Washoe County School District has filed a lawsuit against Washoe County, its board of commissioners and the county treasurer.
The suit filed Thursday is in response to a vote in February by the Washoe County Board of Commissioners to hold the school district responsible for paying nearly $20 million of a $57 million settlement with Incline Village property owners who were overtaxed by the county for several years in the early 2000s.
School board trustees and the district’s legal counsel, Neil Rombardo, have said the county does not have the legal authority to withhold tax revenue from WCSD to pay the settlement—something the county has been planning to start doing in July.
The school district received about $10 million in overpaid taxes from Incline Village property owners over the course of several years. District officials acknowledge this but say it was not WCSD’s mistake and that the district used the funds in an appropriate manner. WCSD’s chief financial officer and its budget director have both said paying that money back, plus another nearly $10 million in interest and legal fees racked up during the protracted litigation, would be a devastating blow for the district.
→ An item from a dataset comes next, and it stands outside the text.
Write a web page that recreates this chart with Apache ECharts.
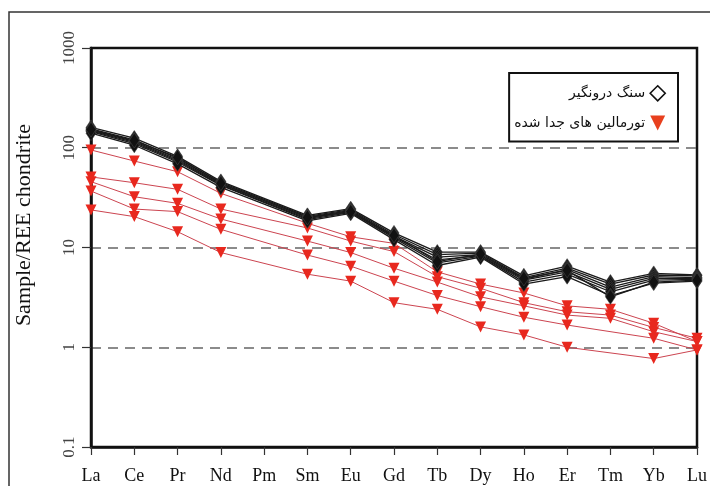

WCSD Board President Angie Taylor said Friday she thinks it’s unfair for the 62,000 students currently enrolled in Washoe County schools to be made to suffer for a mistake that was made before most of them were even born.
“$20 million is a huge amount of money when we know that we’re looking at having less revenue to work with for various reasons going forward, so it’s certainly worth fighting for,” Taylor said. “Think about the number of teachers we could hire with $20 million. Think about how many class sizes we can reduce with $20 million. Think about how many more textbooks we can buy with $20 million.”
The school district is facing staff shortages, and the need for new textbooks was made clear in January when the board voted to spend $5.6 million on new science textbooks for children in kindergarten through fifth grades. The textbooks being replaced were purchased in 2002, the year before the Incline Village lawsuit was initiated. They’re being paid for by a four-year bond.
County commissioners have said their vote on the matter was mandated by court decisions and have pointed to the fact that the school district has been aware since the Incline Village lawsuit was initiated more than 17 years ago that someday the overpaid taxes might need to be returned.
School board Vice President Andrew Caudill rebuked the commission during the March 31 meeting at which trustees voted unanimously to move forward with legal action against the county.
“They should be ashamed of themselves. I hope the public takes notes of every county commissioner that did that [and] what they are intending to do to our students,” he said.
WCSD’s legal team argues in the court documents that the “law is clear that the County must fund its settlement through the general fund of the County” and that the attempt to withhold money from the school district violates “the Nevada Constitution, and multiple other provisions of Nevada law that limit the authority of the County to withhold funding from the District and the State of Nevada and that require the sufficient funding of education.”
Also noted in the school district’s lawsuit is the fact that it was not party to the settlement agreement and was not allowed to intervene in the litigation.